Как-то в эстонском консульстве я листал брошюрку о прелестях этой северной страны. Среди прочего в брошюрке были портреты людей, принесших Эстонии наибольшую славу — среди прочих я увидел там поэта Северянина, мореплавателя Крузенштерна, филолога Лотмана. Вам смешно? Мне нет, потому что я понимаю, что, будь у эстонцев Лев Толстой, они бы одним Толстым доказали бы миру, что именно они, эстонцы — величайшая нация планеты.
В Праге я видел памятник местному писателю — еврею, писавшему по-немецки, в общем, не имевшему никакого отношения к чешскому народу. Если бы у чехов был Андрей Платонов, чехи бы заставили мир относиться к ним так же, как мы сегодня относимся к англичанам с их Шекспиром, битлами и Джоан Роулинг.
В Лейпциге на центральной площади я видел красивый памятник немецкой революции 1989 года.
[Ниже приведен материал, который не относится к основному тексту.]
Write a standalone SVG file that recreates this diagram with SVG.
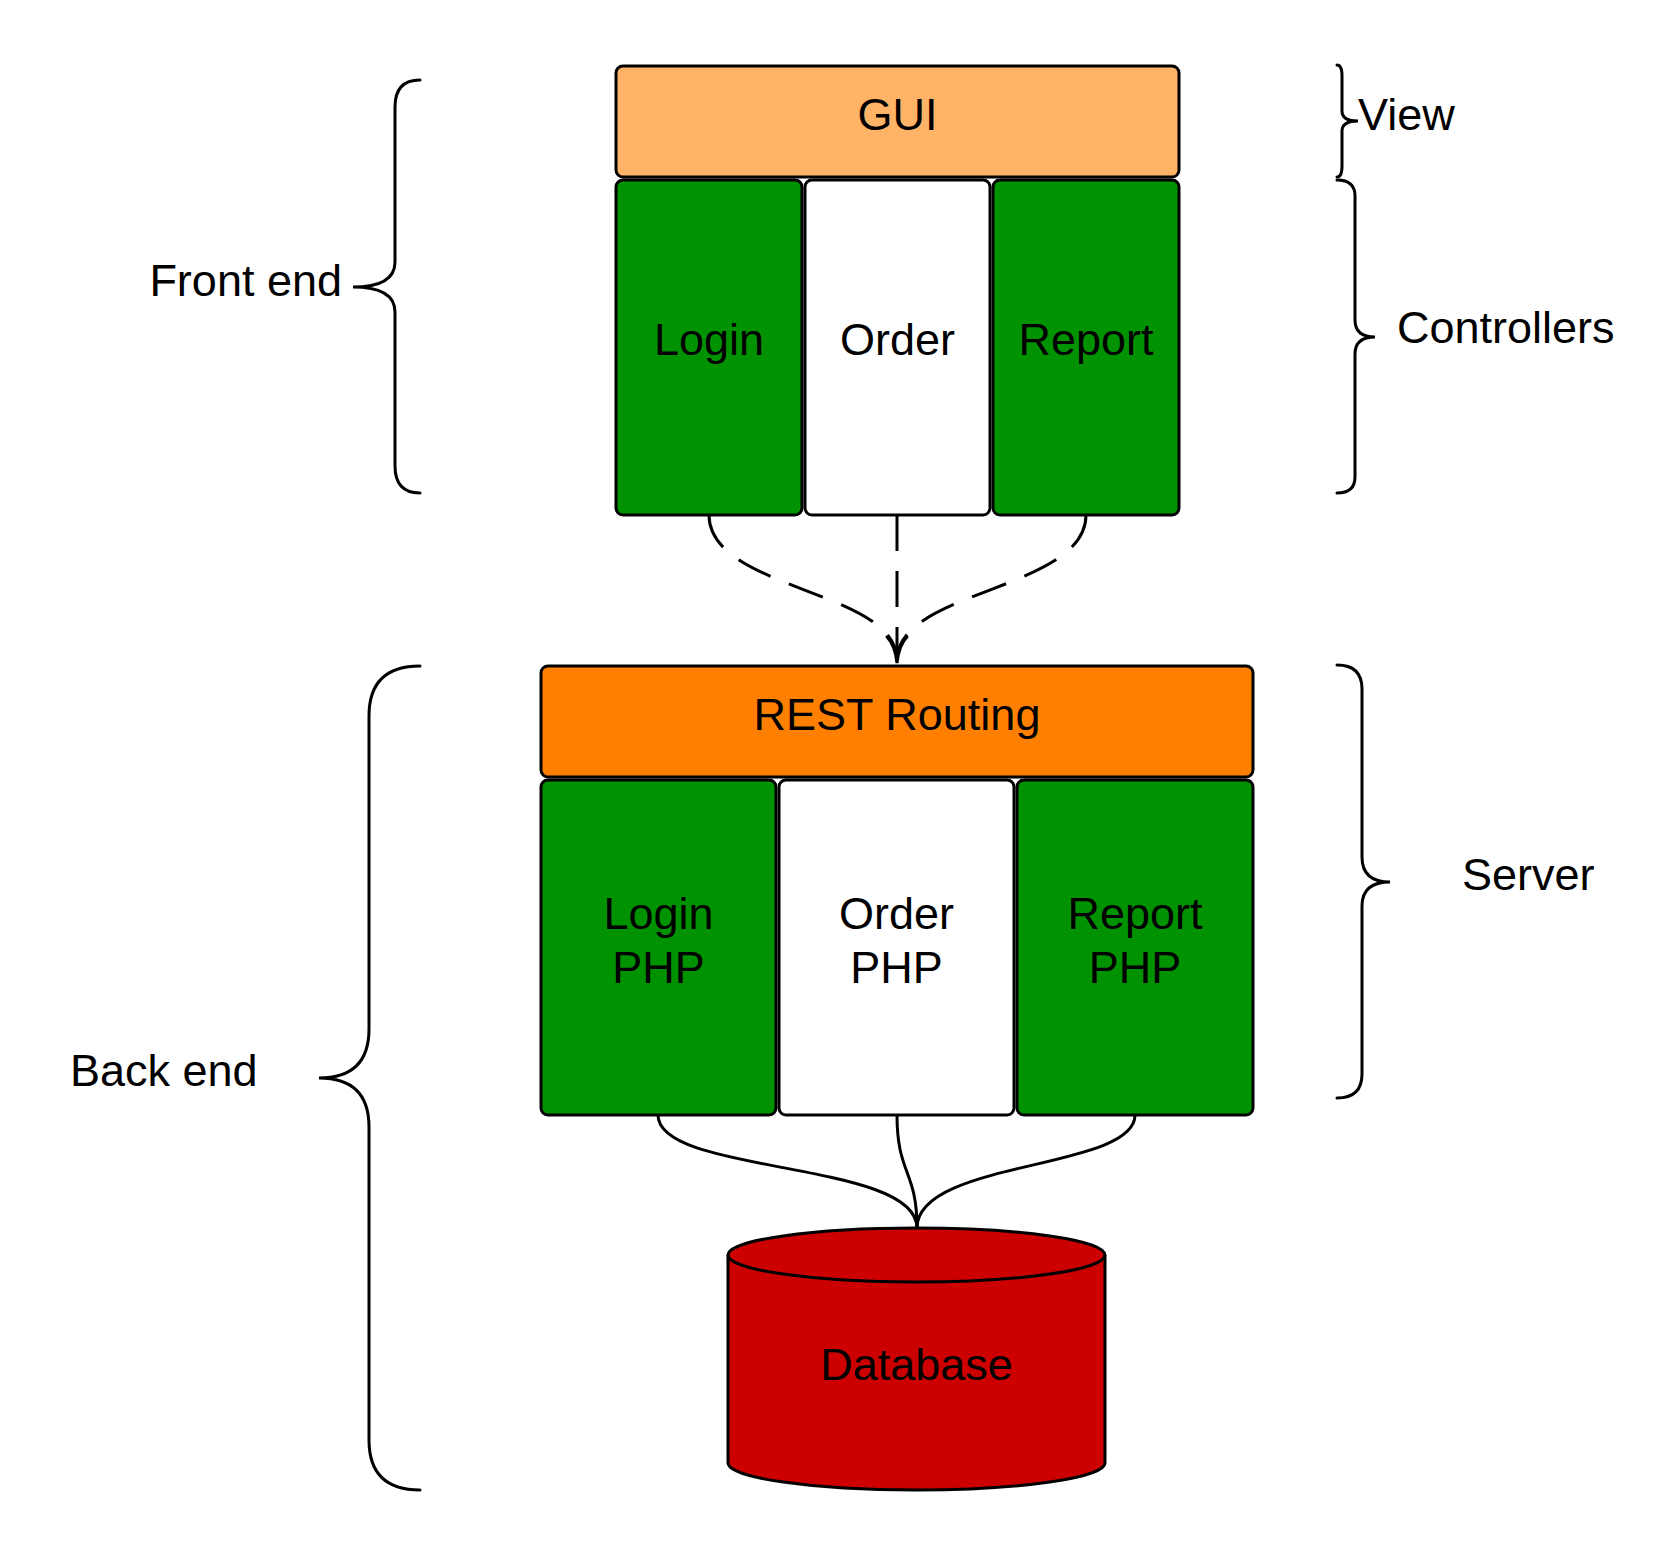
<svg xmlns="http://www.w3.org/2000/svg" width="1677" height="1549" viewBox="0 0 1677 1549">
<style>
.box{stroke:#000;stroke-width:3;}
.t{font-family:"Liberation Sans",Arial,sans-serif;font-size:45px;fill:#000;}
.c{text-anchor:middle;}
.brace{fill:none;stroke:#000;stroke-width:3;stroke-linecap:round;}
.dash{fill:none;stroke:#000;stroke-width:3;stroke-dasharray:36 20;}
.line{fill:none;stroke:#000;stroke-width:3;}
</style>
<rect width="1677" height="1549" fill="#fff"/>

<g id="connectors">
<path class="dash" d="M709,515 C709,590 897,590 897,660"/>
<path class="dash" d="M897,515 L897,660"/>
<path class="dash" d="M1086,515 C1086,590 897,590 897,660"/>
<path class="line" d="M887,637 Q895,645 897,663 Q899,645 907,637" stroke-linecap="round"/>
<path class="line" d="M658,1115 C658,1175 917,1160 917,1228"/>
<path class="line" d="M897,1115 C897,1175 917,1170 917,1228"/>
<path class="line" d="M1135,1115 C1135,1170 917,1160 917,1228"/>
</g>

<g id="gui"><rect class="box" x="616" y="66" width="563" height="111" rx="7" fill="#FFB366"/><text class="t c" x="897.5" y="130">GUI</text></g>
<g id="login"><rect class="box" x="616" y="180" width="186" height="335" rx="7" fill="#009200"/><text class="t c" x="709" y="355">Login</text></g>
<g id="order"><rect class="box" x="805" y="180" width="185" height="335" rx="7" fill="#fff"/><text class="t c" x="897.5" y="355">Order</text></g>
<g id="report"><rect class="box" x="993" y="180" width="186" height="335" rx="7" fill="#009200"/><text class="t c" x="1086" y="355">Report</text></g>

<g id="rest"><rect class="box" x="541" y="666" width="712" height="111" rx="7" fill="#FF8000"/><text class="t c" x="897" y="730">REST Routing</text></g>
<g id="loginphp"><rect class="box" x="541" y="780" width="235" height="335" rx="7" fill="#009200"/><text class="t c" x="658.5" y="929">Login</text><text class="t c" x="658.5" y="983">PHP</text></g>
<g id="orderphp"><rect class="box" x="779" y="780" width="235" height="335" rx="7" fill="#fff"/><text class="t c" x="896.5" y="929">Order</text><text class="t c" x="896.5" y="983">PHP</text></g>
<g id="reportphp"><rect class="box" x="1017" y="780" width="236" height="335" rx="7" fill="#009200"/><text class="t c" x="1135" y="929">Report</text><text class="t c" x="1135" y="983">PHP</text></g>

<g id="database">
<path class="box" d="M728,1255 A188.5,27 0 0 1 1105,1255 L1105,1463 A188.5,27 0 0 1 728,1463 Z" fill="#CC0000"/>
<path class="box" d="M728,1255 A188.5,27 0 0 0 1105,1255" fill="none"/>
<text class="t c" x="916.5" y="1380">Database</text>
</g>

<g id="frontend">
<path class="brace" d="M420,80 Q395,80 395,107 L395,262 Q395,287 353,287 Q395,287 395,312 L395,466 Q395,493 420,493"/>
<text class="t" x="342" y="296" text-anchor="end">Front end</text>
</g>
<g id="backend">
<path class="brace" d="M420,666 Q369,666 369,716 L369,1029 Q369,1078 319,1078 Q369,1078 369,1127 L369,1440 Q369,1490 420,1490"/>
<text class="t" x="70" y="1086">Back end</text>
</g>
<g id="view">
<path class="brace" d="M1337,65 Q1342,65 1342,76 L1342,111 Q1342,121 1358,121 Q1342,121 1342,131 L1342,166 Q1342,177 1337,177"/>
<text class="t" x="1358" y="130">View</text>
</g>
<g id="controllers">
<path class="brace" d="M1337,180 Q1355,180 1355,196 L1355,320 Q1355,337 1375,337 Q1355,337 1355,354 L1355,477 Q1355,493 1337,493"/>
<text class="t" x="1397" y="343">Controllers</text>
</g>
<g id="server">
<path class="brace" d="M1337,665 Q1362,665 1362,689 L1362,857 Q1362,882 1390,882 Q1362,882 1362,906 L1362,1074 Q1362,1098 1337,1098"/>
<text class="t" x="1462" y="890">Server</text>
</g>
</svg>
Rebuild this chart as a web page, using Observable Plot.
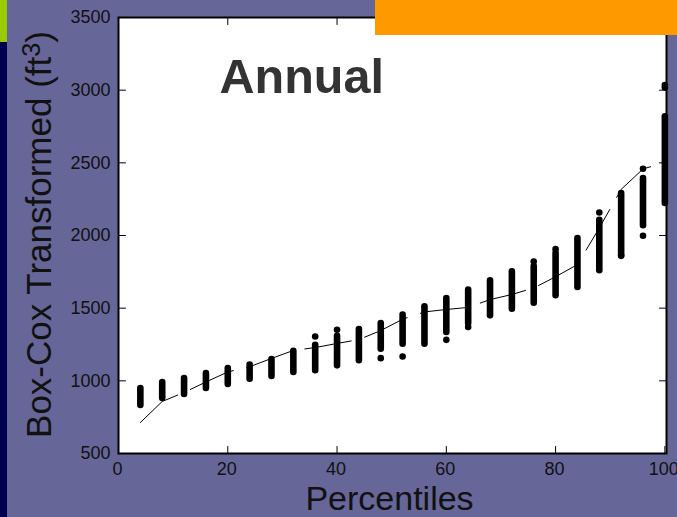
<!DOCTYPE html>
<html><head><meta charset="utf-8">
<script src="https://cdn.jsdelivr.net/npm/d3@7"></script>
<script src="https://cdn.jsdelivr.net/npm/@observablehq/plot@0.6"></script>
<style>
html,body{margin:0;padding:0;background:#666699;width:677px;height:517px;overflow:hidden;font-family:"Liberation Sans",Arial,sans-serif;}
#wrap{position:relative;width:677px;height:517px;}
#wrap svg{position:absolute;left:0;top:0;}
.deco{position:absolute;}
</style></head><body><div id="wrap"></div>
<script>
// Percentile positions of the simulated value columns
const percentiles = [4,8,12,16,20,24,28,32,36,40,44,48,52,56,60,64,68,72,76,80,84,88,92,96,100];
// Bottom and top of each dense column of simulated values
const columnLow  = [830,878,906,947,975,1011,1030,1057,1069,1103,1138,1218,1252,1252,1333,1395,1447,1493,1534,1585,1642,1757,1860,2067,2220];
const columnHigh = [947,988,1016,1050,1085,1108,1147,1204,1245,1307,1353,1395,1452,1509,1567,1624,1688,1750,1787,1876,1979,2105,2289,2392,2817];
// Isolated points away from the columns
const outlierPct   = [36,40,48,52,60,64,76,80,88,92,96,96,100,100];
const outlierValue = [1305,1351,1156,1167,1282,1370,1821,1906,2158,1860,1998,2459,3018,3036];
// Observed curve (thin dashed line)
const observedPct   = [4,8,12,16,20,24,28,32,36,40,44,48,52,56,60,64,68,72,76,80,84,88,92,96,100];
const observedValue = [713,858,920,992,1061,1097,1154,1209,1229,1257,1284,1346,1424,1474,1491,1505,1559,1594,1639,1716,1800,2052,2317,2458,2502];
// Axis ticks
const xTicks = [0,20,40,60,80,100];
const yTicks = [500,1000,1500,2000,2500,3000,3500];

const columns = percentiles.map((p,i)=>({p, lo: columnLow[i], hi: columnHigh[i]}));
const outliers = outlierPct.map((p,i)=>({p, v: outlierValue[i]}));
const observed = observedPct.map((p,i)=>({p, v: observedValue[i]}));

const tickShape = {draw(context, l){ context.moveTo(0,0); context.lineTo(0,-l); }};
const ink = "#111";

const chart = Plot.plot({
  width: 677, height: 517,
  marginLeft: 118, marginRight: 11, marginTop: 17, marginBottom: 64,
  style: {background: "transparent", fontFamily: "'Liberation Sans', Arial, sans-serif", color: ink, overflow: "visible"},
  x: {domain: [0, 100.3], ticks: xTicks},
  y: {domain: [500, 3500], ticks: yTicks},
  marks: [
    Plot.frame({fill: "white", stroke: null}),
    Plot.ruleX(columns, {x: "p", y1: "lo", y2: "hi", stroke: "black", strokeWidth: 6.6, strokeLinecap: "round"}),
    Plot.dot(outliers, {x: "p", y: "v", r: 3.3, fill: "black", stroke: null}),
    Plot.line(observed, {x: "p", y: "v", stroke: "black", strokeWidth: 1, strokeDasharray: "47,14"}),
    Plot.vector(yTicks, {y: d=>d, frameAnchor: "left", length: 7, rotate: 90, anchor: "start", shape: tickShape, stroke: "black", strokeWidth: 1}),
    Plot.vector(yTicks, {y: d=>d, frameAnchor: "right", length: 7, rotate: -90, anchor: "start", shape: tickShape, stroke: "black", strokeWidth: 1}),
    Plot.vector(xTicks, {x: d=>d, frameAnchor: "bottom", length: 7, rotate: 0, anchor: "start", shape: tickShape, stroke: "black", strokeWidth: 1}),
    Plot.vector(xTicks, {x: d=>d, frameAnchor: "top", length: 7, rotate: 180, anchor: "start", shape: tickShape, stroke: "black", strokeWidth: 1}),
    Plot.frame({stroke: "black", strokeWidth: 2}),
    Plot.axisY(yTicks, {tickSize: 0, tickPadding: 8, fontSize: 18, fill: ink, label: null, tickFormat: d3.format("d")}),
    Plot.axisX(xTicks, {tickSize: 0, tickPadding: 9, fontSize: 18, fill: ink, label: null, tickFormat: d3.format("d"), dx: -1}),
    Plot.text(["Percentiles"], {text: d=>d, frameAnchor: "bottom", lineAnchor: "bottom", textAnchor: "middle", dx: -3, dy: 56, fontSize: 34, fill: ink}),
    Plot.text(["Box-Cox Transformed (ft³)"], {text: d=>d, frameAnchor: "left", textAnchor: "middle", lineAnchor: "middle", dx: -79, dy: -1, rotate: -90, fontSize: 35, fill: ink}),
    Plot.text(["Annual"], {text: d=>d, frameAnchor: "top-left", textAnchor: "start", lineAnchor: "top", dx: 101, dy: 41, fontSize: 48.5, fontWeight: "bold", fill: "#333333"})
  ]
});
// Render the cubic-feet unit with a true superscript
chart.querySelectorAll("text").forEach(t => {
  if (t.textContent === "Box-Cox Transformed (ft³)") {
    const ns = "http://www.w3.org/2000/svg";
    t.textContent = "Box-Cox Transformed (ft";
    const sup = document.createElementNS(ns, "tspan");
    sup.setAttribute("dy", "-0.42em"); sup.setAttribute("font-size", "0.72em"); sup.textContent = "3";
    const rest = document.createElementNS(ns, "tspan");
    rest.setAttribute("dy", "0.3em"); rest.textContent = ")";
    t.appendChild(sup); t.appendChild(rest);
  }
});
const wrap = document.getElementById("wrap");
wrap.appendChild(chart);
function deco(l,t,w,h,c){const d=document.createElement("div");d.className="deco";d.style.cssText=`left:${l}px;top:${t}px;width:${w}px;height:${h}px;background:${c}`;wrap.appendChild(d);}
deco(375,0,302,35,"#ff9900");
deco(0,0,7,42,"#99cc00");
deco(0,42,7,475,"#000050");
</script>
</body></html>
Кто знает историю, тот помнит ту революцию — были межгосударственные переговоры бывших союзников и двух Германий по схеме «4+2», был торг о компенсациях за вывод советских войск, была отставка Хонеккера под давлением Москвы, и вот когда это все произошло, когда стало можно, немцы дисциплинированно вышли на улицы. Наш народ, русский народ, в те же годы пережил свою великую революцию, избавившись от самой бесчеловечной диктатуры всех времен. Кто считает, что это была персональная революция, допустим, Горбачева, пусть расскажет об этом хотя бы шахтерам Кузбасса, или избирателям Сахарова, или слушателям «Аквариума» и «Гражданской обороны» — будь такая революция у немцев, немцы бы гордились ею, как американцы гордятся избавлением от рабства.
Но мы не немцы, не эстонцы и не чехи. Мы выглядим как белый европейский христианский народ, ведем себя как белый европейский христианский народ, обладаем всеми признаками белого европейского христианского народа, но почему-то боимся сказать себе вслух, что мы — белый европейский христианский народ. Румыны не боятся. Болгары не боятся. Албанцы, даром что мусульмане — не боятся. А мы боимся. Нам больше нравится рассуждать о двух народах вместо нашего одного. Рассуждать о хорошем и плохом народе, относить себя к хорошему и валить все на плохой.